AVAILABLE DATA –
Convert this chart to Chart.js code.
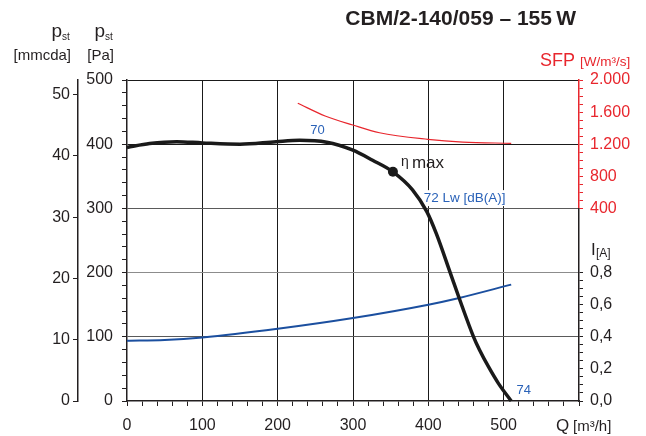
<!DOCTYPE html>
<html>
<head>
<meta charset="utf-8">
<script src="https://cdn.jsdelivr.net/npm/chart.js@4.4.1/dist/chart.umd.min.js"></script>
<style>
html, body { margin: 0; padding: 0; background: #fff; }
#wrap { width: 646px; height: 436px; }
</style>
</head>
<body>
<div id="wrap"><canvas id="fanChart" width="646" height="436"></canvas></div>
<script>
// static pressure curve, Q [m3/h] -> p_st [Pa]
var pressureQ  = [0, 30, 66, 100, 150, 198, 229, 265, 299, 326, 353, 379, 398, 410.5, 429, 441, 460, 468, 480, 493, 510];
var pressurePa = [395, 401, 404, 402, 400, 404, 406, 403, 391, 375, 357, 329, 295, 261, 200, 160, 100, 79.5, 53, 27.5, 0];

// best efficiency point
var etaQ  = [353];
var etaPa = [357];

// motor current, Q -> I [A]
var currentQ = [0, 50, 100, 200, 300, 400, 441, 510];
var currentA = [0.375, 0.38, 0.396, 0.45, 0.517, 0.6, 0.642, 0.725];

// specific fan power, Q -> SFP [W/m3/s]
var sfpQ      = [226.7, 263, 299.8, 335.2, 399.3, 445.8, 510];
var sfpValues = [1710, 1552, 1439, 1343, 1261, 1227, 1211];

// labelled ticks
var qTicks   = [0, 100, 200, 300, 400, 500];
var paTicks  = [0, 100, 200, 300, 400, 500];
var mmTicks  = [0, 10, 20, 30, 40, 50];
var sfpTicks = [400, 800, 1200, 1600, 2000];
var ampTicks = [0, 0.2, 0.4, 0.6, 0.8];

var RED = '#e8262d';
var BLUE_LINE = '#1b4f9f';
var BLUE_TEXT = '#2a62b8';
var INK = '#231f20';
var FONT = "'Liberation Sans', Arial, sans-serif";

Chart.defaults.font.family = FONT;
Chart.defaults.color = INK;

function pts(xs, ys) {
    return xs.map(function (x, i) { return { x: x, y: ys[i] }; });
}

function stepTicks(from, to, step) {
    var out = [];
    var n = Math.round((to - from) / step);
    for (var i = 0; i <= n; i++) out.push({ value: +(from + i * step).toFixed(3) });
    return out;
}

function has(list, v) {
    return list.some(function (t) { return Math.abs(t - v) < 1e-6; });
}

function sfpLabel(v) {
    if (v >= 1000) return Math.floor(v / 1000) + '.' + String(v % 1000).padStart(3, '0');
    return String(v);
}

var tickFont = { size: 16, family: FONT };

// curve notes, placed in data units
var notes = [
    { text: '70', q: 253, pa: 422, color: BLUE_TEXT, size: 13, align: 'center' },
    { text: '72 Lw [dB(A)]', q: 394, pa: 316, color: BLUE_TEXT, size: 13.5, align: 'left', box: true },
    { text: '74', q: 517, pa: 16, color: BLUE_TEXT, size: 13, align: 'left' }
];

var textPlugin = {
    id: 'textPlugin',
    beforeDatasetsDraw: function (chart) {
        var ctx = chart.ctx, sx = chart.scales.x, sy = chart.scales.y;
        ctx.save();
        ctx.fillStyle = '#fff';
        notes.forEach(function (n) {
            if (!n.box) return;
            ctx.font = n.size + 'px ' + FONT;
            var w = ctx.measureText(n.text).width;
            var x = sx.getPixelForValue(n.q), y = sy.getPixelForValue(n.pa);
            ctx.fillRect(x - 3, y - 8, w + 5, 16);
        });
        ctx.restore();
    },
    afterDraw: function (chart) {
        var ctx = chart.ctx, a = chart.chartArea;
        var sx = chart.scales.x, sy = chart.scales.y;
        ctx.save();
        ctx.textBaseline = 'middle';
        notes.forEach(function (n) {
            ctx.font = n.size + 'px ' + FONT;
            ctx.fillStyle = n.color;
            ctx.textAlign = n.align;
            ctx.fillText(n.text, sx.getPixelForValue(n.q), sy.getPixelForValue(n.pa));
        });

        // eta max
        var ex = sx.getPixelForValue(etaQ[0]) + 8, ey = sy.getPixelForValue(etaPa[0]) - 4;
        ctx.textBaseline = 'alphabetic';
        ctx.textAlign = 'left';
        ctx.fillStyle = INK;
        ctx.font = '14px ' + FONT;
        ctx.fillText('\u03b7', ex, ey - 2);
        ctx.font = '17px ' + FONT;
        ctx.fillText('max', ex + 11, ey);

        // title
        ctx.font = 'bold 21px ' + FONT;
        ctx.textAlign = 'right';
        ctx.fillText('CBM/2-140/059 \u2013 155\u2009W', a.right - 3, 25);

        // left axis titles
        ctx.font = '19px ' + FONT;
        ctx.fillText('p', 62, 37);
        ctx.fillText('p', 105, 37);
        ctx.font = '10px ' + FONT;
        ctx.textAlign = 'left';
        ctx.fillText('st', 62, 40);
        ctx.fillText('st', 105, 40);
        ctx.font = '15px ' + FONT;
        ctx.textAlign = 'right';
        ctx.fillText('[mmcda]', 71, 60);
        ctx.fillText('[Pa]', 114, 60);

        // SFP title
        ctx.fillStyle = RED;
        ctx.font = '18px ' + FONT;
        ctx.fillText('SFP', a.right - 4, 66);
        ctx.textAlign = 'left';
        ctx.font = '13.5px ' + FONT;
        ctx.fillText('[W/m\u00b3/s]', a.right + 1, 66);

        // current title
        ctx.fillStyle = INK;
        ctx.font = '17px ' + FONT;
        ctx.fillText('I', a.right + 12, 255);
        ctx.font = '12px ' + FONT;
        ctx.fillText('[A]', a.right + 17, 257);

        // Q title
        ctx.font = '17px ' + FONT;
        ctx.fillText('Q', a.right - 23, 431);
        ctx.font = '15px ' + FONT;
        ctx.fillText('[m\u00b3/h]', a.right - 6, 431);
        ctx.restore();
    }
};

var ctx = document.getElementById('fanChart').getContext('2d');
new Chart(ctx, {
    type: 'line',
    data: {
        datasets: [{
            label: 'p_st',
            data: pts(pressureQ, pressurePa),
            yAxisID: 'y',
            borderColor: '#1a1a1a',
            borderWidth: 3.5,
            pointRadius: 0,
            cubicInterpolationMode: 'monotone',
            clip: false
        }, {
            label: 'eta max',
            data: pts(etaQ, etaPa),
            yAxisID: 'y',
            showLine: false,
            pointRadius: 5,
            pointBorderWidth: 0,
            pointBackgroundColor: '#1a1a1a',
            clip: false
        }, {
            label: 'I',
            data: pts(currentQ, currentA),
            yAxisID: 'yi',
            borderColor: BLUE_LINE,
            borderWidth: 2,
            pointRadius: 0,
            cubicInterpolationMode: 'monotone',
            clip: false
        }, {
            label: 'SFP',
            data: pts(sfpQ, sfpValues),
            yAxisID: 'ysfp',
            borderColor: RED,
            borderWidth: 1.2,
            pointRadius: 0,
            cubicInterpolationMode: 'monotone',
            clip: false
        }]
    },
    options: {
        responsive: false,
        animation: false,
        devicePixelRatio: 1,
        layout: { padding: { top: 80, left: 0, right: 0, bottom: 0 } },
        plugins: { legend: { display: false }, tooltip: { enabled: false } },
        scales: {
            x: {
                type: 'linear',
                position: 'bottom',
                min: 0,
                max: 600,
                afterBuildTicks: function (s) { s.ticks = stepTicks(0, 600, 20); },
                afterFit: function (s) { s.height = 35; },
                ticks: {
                    autoSkip: false, maxRotation: 0, padding: 10, font: tickFont, color: INK,
                    callback: function (v) { return has(qTicks, v) ? String(v) : ''; }
                },
                grid: {
                    color: function (c) {
                        var v = c.tick ? c.tick.value : 0;
                        return (v % 100 === 0 && v > 0 && v < 600) ? '#1a1a1a' : 'rgba(0,0,0,0)';
                    },
                    tickColor: INK, tickLength: 5, lineWidth: 1
                },
                border: { color: INK, width: 1.5 }
            },
            y: {
                position: 'left',
                min: 0,
                max: 500,
                afterBuildTicks: function (s) { s.ticks = stepTicks(0, 500, 20); },
                afterFit: function (s) { s.width = 49; },
                ticks: {
                    autoSkip: false, padding: 9, font: tickFont, color: INK,
                    callback: function (v) { return has(paTicks, v) ? String(v) : ''; }
                },
                grid: {
                    color: function (c) {
                        var v = c.tick ? c.tick.value : 0;
                        if (v % 100 !== 0 || v === 0) return 'rgba(0,0,0,0)';
                        if (v >= 400) return '#1a1a1a';
                        if (v === 200) return '#8c8c8c';
                        return '#5a5a5a';
                    },
                    tickColor: INK, tickLength: 5, lineWidth: 1
                },
                border: { color: INK, width: 1.5 }
            },
            ymm: {
                position: 'left',
                min: 0,
                max: 52.4,
                afterBuildTicks: function (s) { s.ticks = mmTicks.map(function (v) { return { value: v }; }); },
                afterFit: function (s) { s.width = 78; },
                ticks: { autoSkip: false, padding: 3, font: tickFont, color: INK },
                grid: { drawOnChartArea: false, tickColor: INK, tickLength: 5 },
                border: { color: INK, width: 1.5 }
            },
            ysfp: {
                position: 'right',
                stack: 'right',
                stackWeight: 2,
                min: 400,
                max: 2000,
                afterBuildTicks: function (s) { s.ticks = stepTicks(400, 2000, 100); },
                afterFit: function (s) { s.width = 67; },
                ticks: {
                    autoSkip: false, padding: 7, font: tickFont, color: RED,
                    callback: function (v) { return has(sfpTicks, v) ? sfpLabel(v) : ''; }
                },
                grid: { drawOnChartArea: false, tickColor: RED, tickLength: 4 },
                border: { color: RED, width: 1.5 }
            },
            yi: {
                position: 'right',
                stack: 'right',
                stackWeight: 3,
                min: 0,
                max: 1.2,
                afterBuildTicks: function (s) { s.ticks = stepTicks(0, 0.8, 0.05); },
                afterFit: function (s) { s.width = 67; },
                ticks: {
                    autoSkip: false, padding: 7, font: tickFont, color: INK,
                    callback: function (v) { return has(ampTicks, v) ? v.toFixed(1).replace('.', ',') : ''; }
                },
                grid: { drawOnChartArea: false, tickColor: INK, tickLength: 4 },
                border: { color: INK, width: 1.5 }
            }
        }
    },
    plugins: [textPlugin]
});
</script>
</body>
</html>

STATED GOAL –
Up to and including the line containing "var ampTicks = [0, 0.2, 0.4, 0.6, 0.8];", repeat every line from the start of the data, but none of the pictures.

CORRECT OUTPUT –
Convert this chart to Chart.js code.
<!DOCTYPE html>
<html>
<head>
<meta charset="utf-8">
<script src="https://cdn.jsdelivr.net/npm/chart.js@4.4.1/dist/chart.umd.min.js"></script>
<style>
html, body { margin: 0; padding: 0; background: #fff; }
#wrap { width: 646px; height: 436px; }
</style>
</head>
<body>
<div id="wrap"><canvas id="fanChart" width="646" height="436"></canvas></div>
<script>
// static pressure curve, Q [m3/h] -> p_st [Pa]
var pressureQ  = [0, 30, 66, 100, 150, 198, 229, 265, 299, 326, 353, 379, 398, 410.5, 429, 441, 460, 468, 480, 493, 510];
var pressurePa = [395, 401, 404, 402, 400, 404, 406, 403, 391, 375, 357, 329, 295, 261, 200, 160, 100, 79.5, 53, 27.5, 0];

// best efficiency point
var etaQ  = [353];
var etaPa = [357];

// motor current, Q -> I [A]
var currentQ = [0, 50, 100, 200, 300, 400, 441, 510];
var currentA = [0.375, 0.38, 0.396, 0.45, 0.517, 0.6, 0.642, 0.725];

// specific fan power, Q -> SFP [W/m3/s]
var sfpQ      = [226.7, 263, 299.8, 335.2, 399.3, 445.8, 510];
var sfpValues = [1710, 1552, 1439, 1343, 1261, 1227, 1211];

// labelled ticks
var qTicks   = [0, 100, 200, 300, 400, 500];
var paTicks  = [0, 100, 200, 300, 400, 500];
var mmTicks  = [0, 10, 20, 30, 40, 50];
var sfpTicks = [400, 800, 1200, 1600, 2000];
var ampTicks = [0, 0.2, 0.4, 0.6, 0.8];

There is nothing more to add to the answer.